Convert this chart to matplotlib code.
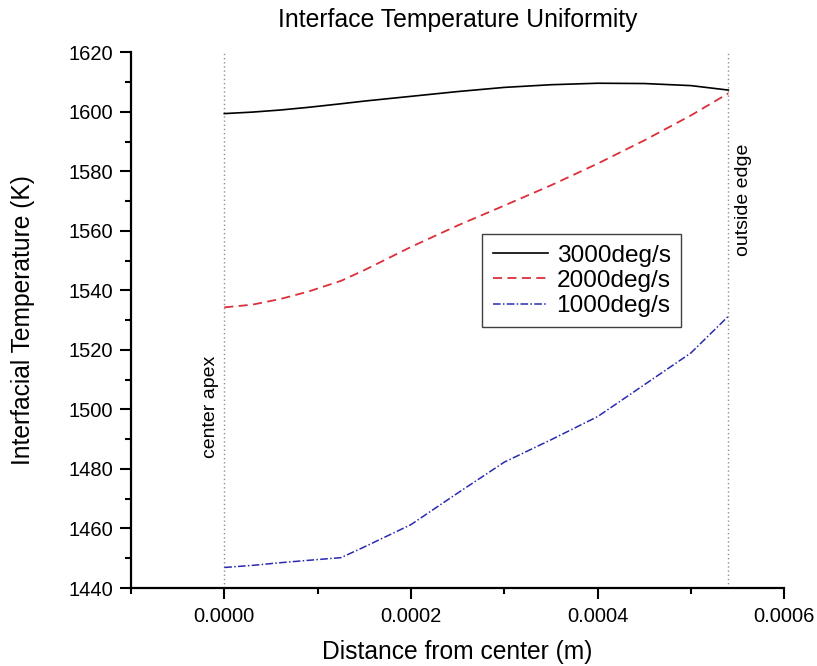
import matplotlib
matplotlib.use("Agg")
import matplotlib.pyplot as plt
from matplotlib.ticker import MultipleLocator

plt.rcParams['font.family'] = ['Liberation Sans', 'DejaVu Sans']

# Data (distance in m, temperature in K)
distance = [0.0, 0.00003, 0.00006, 0.00009, 0.000125, 0.00015, 0.0002, 0.00025,
            0.0003, 0.00035, 0.0004, 0.00045, 0.0005, 0.00054]
temp_3000 = [1599.4, 1599.9, 1600.6, 1601.5, 1602.7, 1603.6, 1605.2, 1606.8,
             1608.2, 1609.1, 1609.6, 1609.5, 1608.8, 1607.3]
temp_2000 = [1534.3, 1535.2, 1537.1, 1539.6, 1543.2, 1546.8, 1554.6, 1561.8,
             1568.5, 1575.3, 1582.6, 1590.4, 1598.8, 1606.2]
temp_1000 = [1446.9, 1447.6, 1448.5, 1449.3, 1450.2, 1453.8, 1461.3, 1471.9,
             1482.3, 1489.8, 1497.6, 1508.3, 1519.0, 1531.3]
series_labels = ['3000deg/s', '2000deg/s', '1000deg/s']
marker_x = [0.0, 0.00054]
marker_labels = ['center apex', 'outside edge']
xtick_values = [0.0, 0.0002, 0.0004, 0.0006]
xtick_labels = ['0.0000', '0.0002', '0.0004', '0.0006']

fig = plt.figure(figsize=(8.17, 6.66), dpi=100)
ax = fig.add_axes([0.1603, 0.1171, 0.96 - 0.1603, 0.9215 - 0.1171])

ax.plot(distance, temp_3000, color='black', lw=1.2, ls='-', label=series_labels[0])
ax.plot(distance, temp_2000, color='#dc2f3a', lw=1.3, ls=(0, (5, 3)), label=series_labels[1])
ax.plot(distance, temp_1000, color='#2a2ab0', lw=1.1, ls=(0, (5, 1.5, 1, 1.5)), label=series_labels[2])

for xv in marker_x:
    ax.axvline(xv, color='#909090', lw=1.0, ls=(0, (1, 2)), zorder=0)

ax.text(-0.0000147, 1500.9, marker_labels[0], rotation=90, ha='center', va='center', fontsize=14)
ax.text(0.000556, 1570.4, marker_labels[1], rotation=90, ha='center', va='center', fontsize=14)

ax.set_xlim(-0.0001, 0.0006)
ax.set_ylim(1440, 1620)
ax.xaxis.set_minor_locator(MultipleLocator(0.0001))
ax.yaxis.set_major_locator(MultipleLocator(20))
ax.yaxis.set_minor_locator(MultipleLocator(10))
ax.set_xticks(xtick_values)
ax.set_xticklabels(xtick_labels)

for s in ['top', 'right']:
    ax.spines[s].set_visible(False)
for s in ['left', 'bottom']:
    ax.spines[s].set_linewidth(1.6)

ax.tick_params(which='major', direction='out', length=8, width=1.5, labelsize=14.5)
ax.tick_params(which='minor', direction='out', length=4.5, width=1.5)
ax.tick_params(axis='x', which='major', pad=5.5)
ax.tick_params(axis='y', which='major', pad=5)

ax.set_xlabel('Distance from center (m)', fontsize=17.7, labelpad=10)
ax.set_ylabel('Interfacial Temperature (K)', fontsize=17.7, labelpad=24)
ax.set_title('Interface Temperature Uniformity', fontsize=17.8, pad=18)

leg = ax.legend(loc='upper left', bbox_to_anchor=(0.5377, 0.6603), borderaxespad=0,
                fontsize=17.6, frameon=True, fancybox=False, framealpha=1,
                edgecolor='#404040', handlelength=2.25, handletextpad=0.37,
                labelspacing=0.13, borderpad=0.42)
leg.get_frame().set_linewidth(1.0)

fig.savefig('out.png', dpi=100)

________________________

* _Do this_: Reproduce the data above word for word from its first line through the line that holds "plt.rcParams['font.family'] = ['Liberation", both ends included; skip pictures.

* _Response to this task_:
Convert this chart to matplotlib code.
import matplotlib
matplotlib.use("Agg")
import matplotlib.pyplot as plt
from matplotlib.ticker import MultipleLocator

plt.rcParams['font.family'] = ['Liberation Sans', 'DejaVu Sans']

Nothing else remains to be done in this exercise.